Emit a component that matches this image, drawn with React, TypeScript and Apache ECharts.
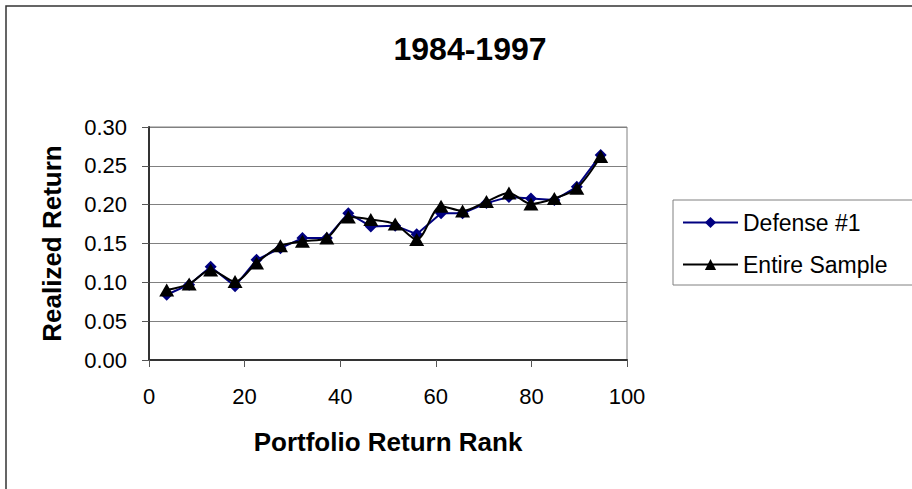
import React, { useEffect, useRef } from "react";
import * as echarts from "echarts";

const rankX = [3.7, 8.4, 12.9, 18.0, 22.5, 27.5, 32.1, 37.2, 41.7, 46.4, 51.5, 56.0, 61.1, 65.6, 70.6, 75.3, 79.9, 84.8, 89.5, 94.5];
const defense1 = [0.084, 0.097, 0.120, 0.095, 0.129, 0.144, 0.157, 0.157, 0.189, 0.172, 0.173, 0.162, 0.189, 0.189, 0.202, 0.210, 0.208, 0.206, 0.223, 0.264];
const entireSample = [0.090, 0.098, 0.116, 0.101, 0.125, 0.147, 0.153, 0.157, 0.184, 0.181, 0.175, 0.155, 0.198, 0.192, 0.204, 0.215, 0.201, 0.208, 0.221, 0.262];
const seriesNames = ["Defense #1", "Entire Sample"];
const titleText = "1984-1997";
const xTitle = "Portfolio Return Rank";
const yTitle = "Realized Return";

const FONT = "'Liberation Sans', Arial, sans-serif";

export default function App() {
  const ref = useRef<HTMLDivElement>(null);
  useEffect(() => {
    if (!ref.current) return;
    const chart = echarts.init(ref.current, null, { renderer: "svg" });
    chart.setOption({
      animation: false,
      backgroundColor: "#ffffff",
      textStyle: { fontFamily: FONT },
      title: {
        text: titleText,
        left: 465,
        top: 28,
        textAlign: "center",
        textStyle: { fontFamily: FONT, fontSize: 32, fontWeight: "bold", color: "#000" },
      },
      graphic: [
        {
          type: "rect",
          shape: { x: 6, y: 6, width: 1000, height: 600 },
          style: { fill: "none", stroke: "#333333", lineWidth: 1.5 },
          silent: true,
        },
      ],
      legend: {
        orient: "vertical",
        left: 673,
        top: 200,
        padding: [11, 60, 9, 9],
        itemGap: 19,
        itemWidth: 55,
        itemHeight: 14,
        borderColor: "#808080",
        borderWidth: 1,
        textStyle: { fontFamily: FONT, fontSize: 23, color: "#000" },
        data: seriesNames,
      },
      grid: {
        left: 149,
        right: 285,
        top: 127,
        bottom: 129,
        show: true,
        borderColor: "#808080",
        borderWidth: 1,
      },
      xAxis: {
        type: "value",
        min: 0,
        max: 100,
        interval: 20,
        name: xTitle,
        nameLocation: "middle",
        nameGap: 69,
        nameTextStyle: { fontFamily: FONT, fontSize: 26, fontWeight: "bold", color: "#000" },
        axisLine: { show: true, onZero: false, lineStyle: { color: "#333", width: 2 } },
        axisTick: { show: true, inside: false, length: 7, lineStyle: { color: "#555", width: 1 } },
        axisLabel: { fontFamily: FONT, fontSize: 22, color: "#000", margin: 25 },
        splitLine: { show: false },
      },
      yAxis: {
        type: "value",
        min: 0,
        max: 0.3,
        interval: 0.05,
        name: yTitle,
        nameLocation: "middle",
        nameGap: 84,
        nameTextStyle: { fontFamily: FONT, fontSize: 26, fontWeight: "bold", color: "#000" },
        axisLine: { show: true, lineStyle: { color: "#333", width: 2 } },
        axisTick: { show: true, inside: false, length: 7, lineStyle: { color: "#555", width: 1 } },
        axisLabel: {
          fontFamily: FONT,
          fontSize: 22,
          color: "#000",
          margin: 22,
          formatter: (v: number) => v.toFixed(2),
        },
        splitLine: { show: true, lineStyle: { color: "#808080", width: 1 } },
      },
      series: [
        {
          name: seriesNames[0],
          type: "line",
          data: rankX.map((x, i) => [x, defense1[i]]),
          symbol: "diamond",
          symbolSize: 12,
          itemStyle: { color: "#000080" },
          lineStyle: { color: "#000080", width: 2 },
          z: 2,
        },
        {
          name: seriesNames[1],
          type: "line",
          data: rankX.map((x, i) => [x, entireSample[i]]),
          symbol: "triangle",
          symbolSize: [15, 13],
          smooth: 0.3,
          itemStyle: { color: "#000000" },
          lineStyle: { color: "#000000", width: 2 },
          z: 3,
        },
      ],
    });
    return () => chart.dispose();
  }, []);
  return <div ref={ref} style={{ width: 912, height: 489, position: "absolute", left: 0, top: 0 }} />;
}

========

▸ **Your instructions**
Copy nothing but the lines from the first one in the listing through the line with "import * as", and omit the pictures.

▸ **Output**
Emit a component that matches this image, drawn with React, TypeScript and Apache ECharts.
import React, { useEffect, useRef } from "react";
import * as echarts from "echarts";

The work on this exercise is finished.